Albert Lammens
- Country (sports): Belgium
- Born: 17 June 1890
- Died: 7 October 1933 (aged 43)

Singles

Other tournaments
- Olympic Games: 3R (1920)

Doubles

Other doubles tournaments
- Olympic Games: 2R (1920, 1924)

Other mixed doubles tournaments
- Olympic Games: QF (1920)

= Albert Lammens =

Belgian tennis player

Albert Lammens (17 June 1890 – 7 October 1933) was a Belgian tennis player who represented Belgium in the Davis Cup and the Olympic Games. In 1919 Lammens won the singles title at the Belgian Championships and with Jean Washer won the doubles title in 1920 and 1921.

He took part in the 1920 Summer Olympics, organized in his native county, and in the 1924 Summer Olympics. In the 1920 singles event he won the first round against Hans Syz, followed by a victory over Carl-Eric von Braun in the second round but in the third round Ichiya Kumagae proved too strong. In the 1920 doubles event Lammens partnered with Jean Washer. They defeated Sune Malström and Carl-Eric von Braun in the first round but lost in the second round in straight sets to the Japanese pair Ichiya Kumagae and Seiichiro Kashio. He played in the mixed doubles together with Anne Chaudoir and after a bye in the first round and a win in the second against Jeanne Vaussard and François Blanchy, they were defeated in the third round in three sets by the eventual Olympic champions Suzanne Lenglen and Max Decugis.

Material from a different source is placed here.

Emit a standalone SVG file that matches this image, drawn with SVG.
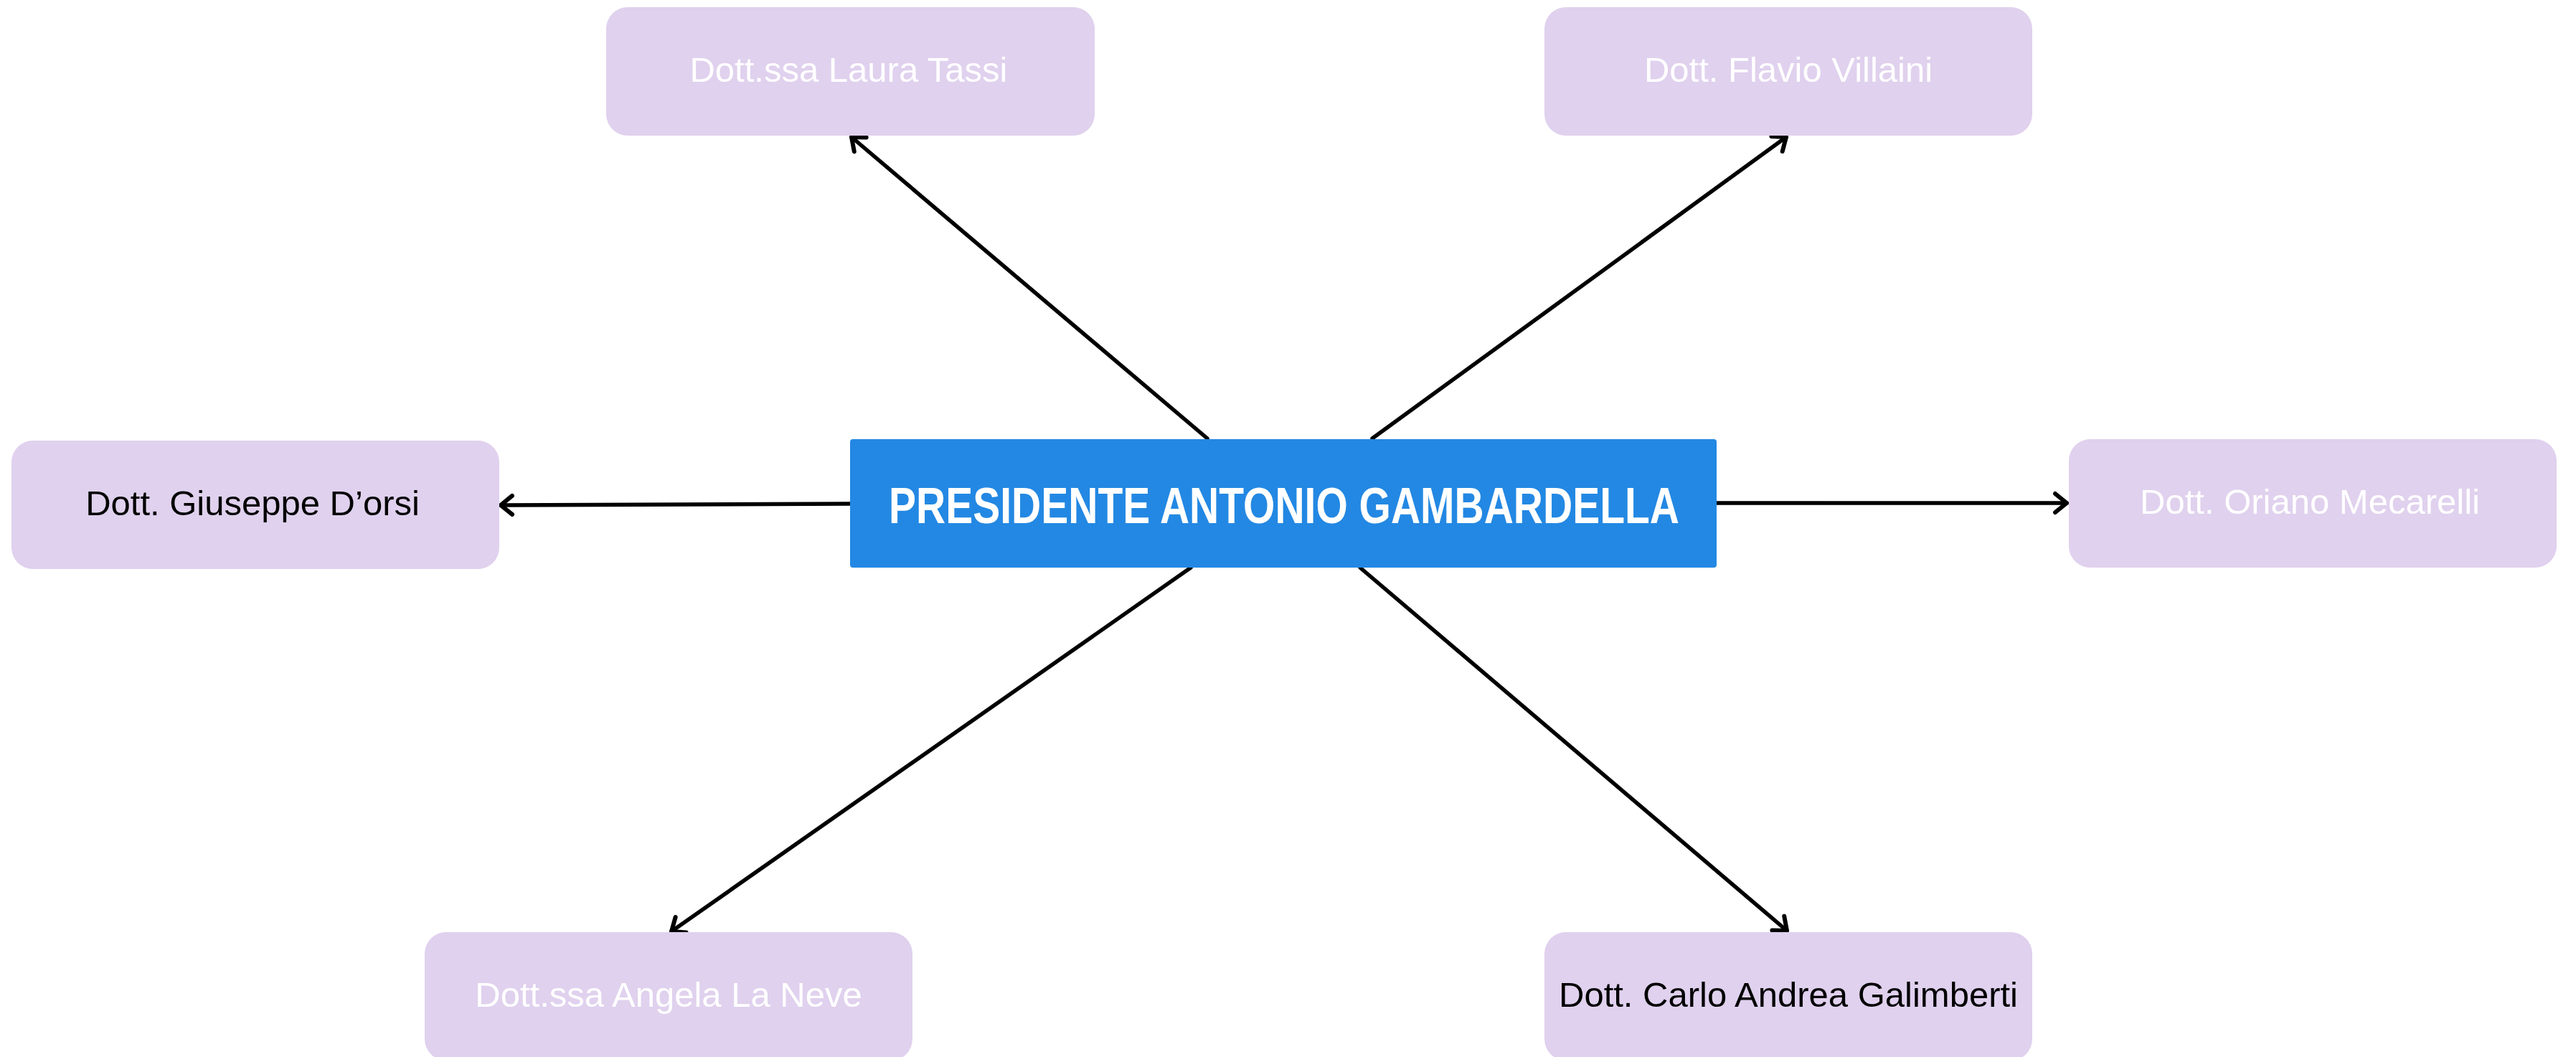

At the 1924 Summer Olympics Lammens competed in the singles and doubles events. In the singles he had a bye in the first round and lost in straight sets to Pavel Macenauer in the second, winning just a single game. With compatriot Stéphane Halot he had a bye in the first round of the doubles event but lost in the second round to the French team of René Lacoste and Jean Borotra.

He competed for the Belgian Davis Cup team in 1919, losing to France, and in 1921, winning against Czechoslovakia.